Alison Moritsugu was born and raised in Hawai‘i and left the islands after high school. She received a BFA from Washington University in St. Louis, Missouri and an MFA from the School of Visual Arts in New York. She lives and works in Beacon, NY.

Moritsugu’s work has been exhibited in solo shows at the Honolulu Museum of Art at First Hawaiian Center; Lux Art Institute, CA; Littlejohn Contemporary, NY; John Michael Kohler Arts Center, WI; and the Knoxville Museum of Art, TN. Group exhibitions include the Maier Museum of Art, VA; Palmer Museum, Penn State University, PA; Virginia Museum of Contemporary Art; Frost Art Museum at Florida International University; and Kemper Museum of Contemporary Art, MO. In 2011, Moritsugu completed a mosaic commission for the MTA Arts for Transit in New York City. She received a New York Foundation for the Arts Fellowship in painting and participated in residencies at the Cité International des Arts, Yaddo, The MacDowell Colony, and The Marie Walsh Sharpe Space Program. Her next solo show will be in May 2015 at Littlejohn Contemporary in New York.

Artist Statement:
In my log paintings, I examine the contrivances found in landscape paintings of the 18th and 19th centuries. These landscapes, by artists such as Albert Bierstadt and Frederic Edwin Church, were deeply rooted in the political constructs of the time and depicted the land as a bountiful Eden, a limitless frontier ripe for conquest. I take these images out of their familiar context, the framed canvas, and paint directly on wood slices with bark intact. These landscapes appear as an homage to the idyllic art of the Hudson River School yet, by viewing the painting’s surface, the cross section of a tree, any sense of nostalgia or celebration of nature is countered by the evidence of its destruction.

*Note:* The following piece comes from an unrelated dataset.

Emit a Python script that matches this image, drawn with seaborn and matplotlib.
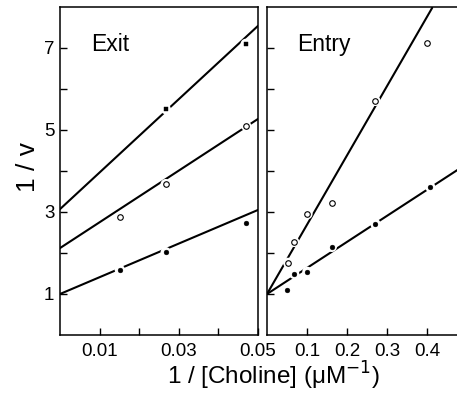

My work reveals how idealized images of the land shape our concept of the natural world – in essence, how our experiences are mediated by the mechanisms of art and culture. Painters throughout art history from the Northern Song, Baroque, Rococo and Hudson River School tailored their depictions of nature to serve an artistic narrative. Today, photoshopped images of verdant forests and unspoiled beaches invite us to vacation and sightsee, providing a false sense of assurance that the wilderness will always exist. By exploring idealized views of nature, my work acknowledges our more complex and precarious relationship with the environment.